Rogers draws a parallel between the work of Bridie, his band and “Mr Smart”, as he still calls his former employer and, seemingly, everyone else. “A little bit like Mr Bridie, Mr Smart was very true to his craft, even when the particular sort of art he was making didn’t sell,” he says.
“He was a realist, and in the 1960s everybody wanted abstraction – he just couldn’t bring himself to do abstraction. He could do it, he just didn’t like it, and so he stuck to his guns, and worked away at perfecting it. A little bit like Mr Bridie, I think he’s always done what he wanted to do or what mattered to him.
“Longevity, I think, is to be admired. Working at your craft, making your music or your art as well as you can and getting better each time – that’s got an awful lot to be said for it, rather than the shock of the new and the search for the avant-garde.”
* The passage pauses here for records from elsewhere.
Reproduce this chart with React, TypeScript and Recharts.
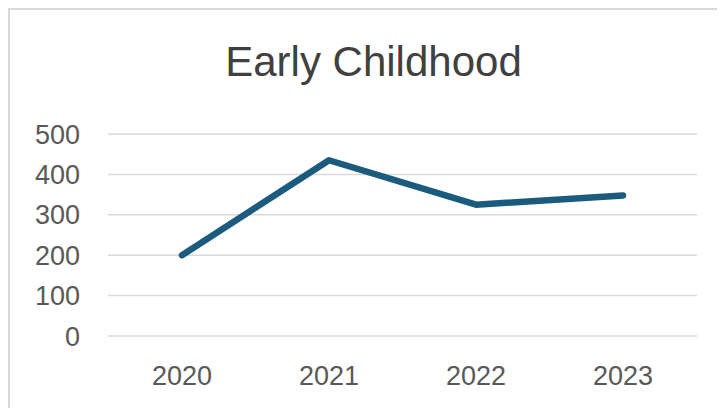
import { LineChart, Line, XAxis, YAxis, CartesianGrid } from 'recharts'

const years = ['2020', '2021', '2022', '2023']
const enrolment = [200, 435, 325, 348]
const yTicks = [0, 100, 200, 300, 400, 500]

const data = years.map((year, i) => ({ year, value: enrolment[i] }))

const FONT = '"Liberation Sans", Arial, sans-serif'

export default function App() {
  return (
    <div
      style={{
        position: 'relative',
        width: 727,
        height: 398,
        borderLeft: '2px solid #d9d9d9',
        borderTop: '2px solid #d9d9d9',
        background: '#fff',
        fontFamily: FONT
      }}
    >
      <div
        style={{
          position: 'absolute',
          left: 0,
          top: 31,
          width: '100%',
          textAlign: 'center',
          fontSize: 42,
          lineHeight: '42px',
          color: '#404040'
        }}
      >
        Early Childhood
      </div>

      <LineChart
        width={715}
        height={398}
        data={data}
        margin={{ top: 124, right: 28, left: 0, bottom: 0 }}
      >
        <CartesianGrid vertical={false} stroke="#d9d9d9" strokeWidth={1.5} />

        {/* half a category of space at each end, like a category axis */}
        <XAxis
          dataKey="year"
          padding={{ left: 74, right: 74 }}
          axisLine={false}
          tickLine={false}
          tickSize={0}
          tickMargin={30}
          height={72}
          tick={{ fontSize: 27, fill: '#595959', fontFamily: FONT }}
        />

        <YAxis
          domain={[0, 500]}
          ticks={yTicks}
          axisLine={false}
          tickLine={false}
          tickSize={0}
          tickMargin={28}
          width={98}
          tick={{ fontSize: 27, fill: '#595959', fontFamily: FONT }}
        />

        <Line
          type="linear"
          dataKey="value"
          stroke="#1b5b7e"
          strokeWidth={6.5}
          strokeLinecap="round"
          strokeLinejoin="round"
          dot={false}
          activeDot={false}
          isAnimationActive={false}
        />
      </LineChart>
    </div>
  )
}
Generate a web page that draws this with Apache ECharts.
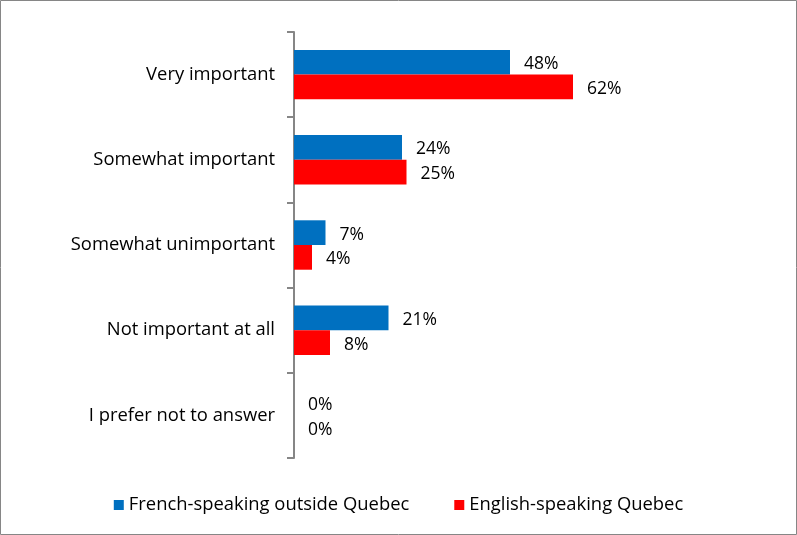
<!DOCTYPE html>
<html><head><meta charset="utf-8">
<script src="https://cdn.jsdelivr.net/npm/echarts@6/dist/echarts.min.js"></script>
<style>html,body{margin:0;padding:0;background:#fff}#c{width:797px;height:535px}</style>
</head><body><div id="c"></div>
<script>
const categories = ["Very important","Somewhat important","Somewhat unimportant","Not important at all","I prefer not to answer"];
const frenchOutsideQuebec = [48,24,7,21,0];
const englishQuebec = [62,25,4,8,0];
const seriesNames = ["French-speaking outside Quebec","English-speaking Quebec"];
const FONT = "'Open Sans', 'Liberation Sans', sans-serif";
const chart = echarts.init(document.getElementById('c'), null, {renderer:'canvas'});
const lbl = {show:true, position:'right', distance:14, offset:[0,2], formatter:'{c}%', color:'#000', fontSize:17.5, fontFamily:FONT};
chart.setOption({
  animation:false,
  graphic:[{type:'rect', shape:{x:0.5,y:0.5,width:796,height:534}, style:{fill:'none', stroke:'#868686', lineWidth:1}}],
  grid:{left:294, top:32, width:450, height:426},
  legend:{top:491, left:'center', itemWidth:10, itemHeight:10, itemGap:45, icon:'rect',
    textStyle:{fontSize:18.4, color:'#000', fontFamily:FONT}, data:seriesNames},
  xAxis:{type:'value', min:0, max:100, show:false},
  yAxis:{type:'category', inverse:true, data:categories,
    axisLine:{show:true, lineStyle:{color:'#868686', width:2}},
    axisTick:{show:true, length:7, alignWithLabel:false, lineStyle:{color:'#868686', width:2}},
    axisLabel:{margin:19, fontSize:18.4, color:'#000', fontFamily:FONT}},
  series:[
    {name:seriesNames[0], type:'bar', data:frenchOutsideQuebec, itemStyle:{color:'#0070C0'}, barGap:'0%', barCategoryGap:'42%', label:lbl},
    {name:seriesNames[1], type:'bar', data:englishQuebec, itemStyle:{color:'#FF0000'}, barGap:'0%', barCategoryGap:'42%', label:lbl}
  ]
});
</script></body></html>
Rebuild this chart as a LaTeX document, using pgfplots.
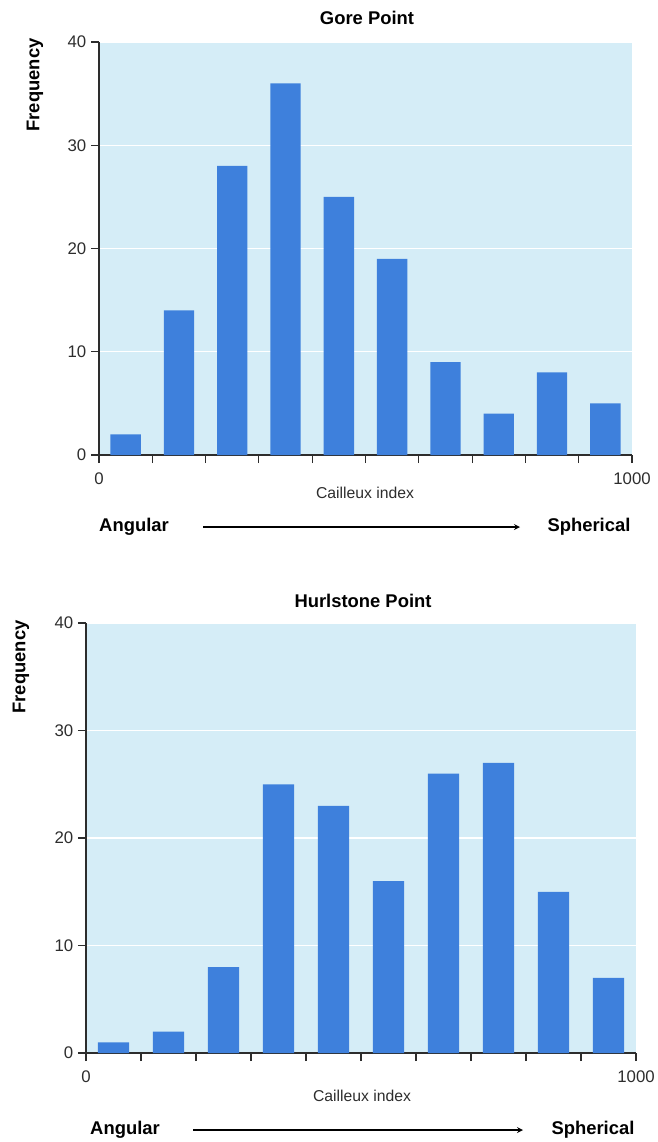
\documentclass[border=0pt]{standalone}
\usepackage{pgfplots}
\pgfplotsset{compat=1.18}
\usepackage{fontspec}
\setmainfont{Liberation Sans}
\definecolor{bgblue}{RGB}{213,237,247}
\definecolor{barblue}{RGB}{62,128,220}
\definecolor{axgray}{RGB}{45,45,45}
\pgfplotsset{
  histo/.style={
    scale only axis,
    xmin=0, xmax=1000, ymin=0, ymax=40,
    axis x line*=bottom, axis y line*=left,
    axis line style={axgray, line width=0.8pt},
    tick style={axgray, line width=0.8pt},
    tick align=outside,
    major tick length=6pt,
    xtick={0,100,...,1000},
    xticklabels={0,,,,,,,,,,1000},
    ytick={0,10,20,30,40},
    ymajorgrids,
    grid style={white, line width=1pt},
    axis background/.style={fill=bgblue},
    /pgf/number format/assume math mode=true,
    tick label style={font=\fontsize{12.6}{15}\selectfont, text=axgray},
    xticklabel style={yshift=-4pt},
    ybar, bar width=57,
    clip=false,
  }
}
\newcommand\bfl{\fontsize{13.8}{16}\selectfont\bfseries}
\begin{document}
\begin{tikzpicture}[x=0.75pt,y=-0.75pt]
\useasboundingbox (0,0) rectangle (657,1142);
% Top chart
\begin{axis}[histo, width=399.75pt, height=309.75pt, at={(74.25pt,-341.25pt)}, anchor=south west]
\addplot[fill=barblue, draw=none] coordinates {(50,2) (150,14) (250,28) (350,36) (450,25) (550,19) (650,9) (750,4) (850,8) (950,5)};
\end{axis}
\node[font=\bfl] at (367,18) {Gore Point};
\node[font=\bfl, rotate=90] at (35,85) {Frequency};
\node[font=\fontsize{11.8}{14}\selectfont, text=axgray] at (365,493) {Cailleux index};
\node[font=\bfl] at (134,527) {Angular};
\node[font=\bfl] at (589,527) {Spherical};
\draw[-stealth, line width=1pt] (203,527) -- (520,527);
% Bottom chart
\begin{axis}[histo, width=412.5pt, height=322.5pt, at={(64.5pt,-789.75pt)}, anchor=south west]
\addplot[fill=barblue, draw=none] coordinates {(50,1) (150,2) (250,8) (350,25) (450,23) (550,16) (650,26) (750,27) (850,15) (950,7)};
\end{axis}
\node[font=\bfl] at (363,601) {Hurlstone Point};
\node[font=\bfl, rotate=90] at (21,667) {Frequency};
\node[font=\fontsize{11.8}{14}\selectfont, text=axgray] at (362,1096) {Cailleux index};
\node[font=\bfl] at (125,1130) {Angular};
\node[font=\bfl] at (593,1130) {Spherical};
\draw[-stealth, line width=1pt] (193,1130) -- (523,1130);
\end{tikzpicture}
\end{document}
Smart was a classical buff – a lover of Wagner especially, with over 2500 CDs in his library, 300 of which he kept in his studio to soundtrack his painting. Rogers isn’t sure whether he would have liked My Friend the Chocolate Cake’s music, but is certain he would have enjoyed the tribute, which he would have called “ego fruit”.
“That was his phrase!” Rogers says. “When somebody would send him a nice fan letter or he’d get a nice reference somewhere, he’d send you a copy and say “look at this ego fruit!”
And Bridie and Smart, he says, have something else in common. “Mr Smart’s art is very hard, in terms of the avant-garde world; it’s very hard to pigeonhole. He sort of stood to one side of your mainstream art market. He was a realist working in a classical tradition and stayed true to his craft.
“David’s a little bit the same … [My Friend the Chocolate Cake] has that bittersweet melancholy with a slight twist of humour, which was often what Mr Smart’s art was about. Often, as Mr Bridie points out, celebrating what’s around us. You know, we live in the cities; we don’t live in the billabongs.”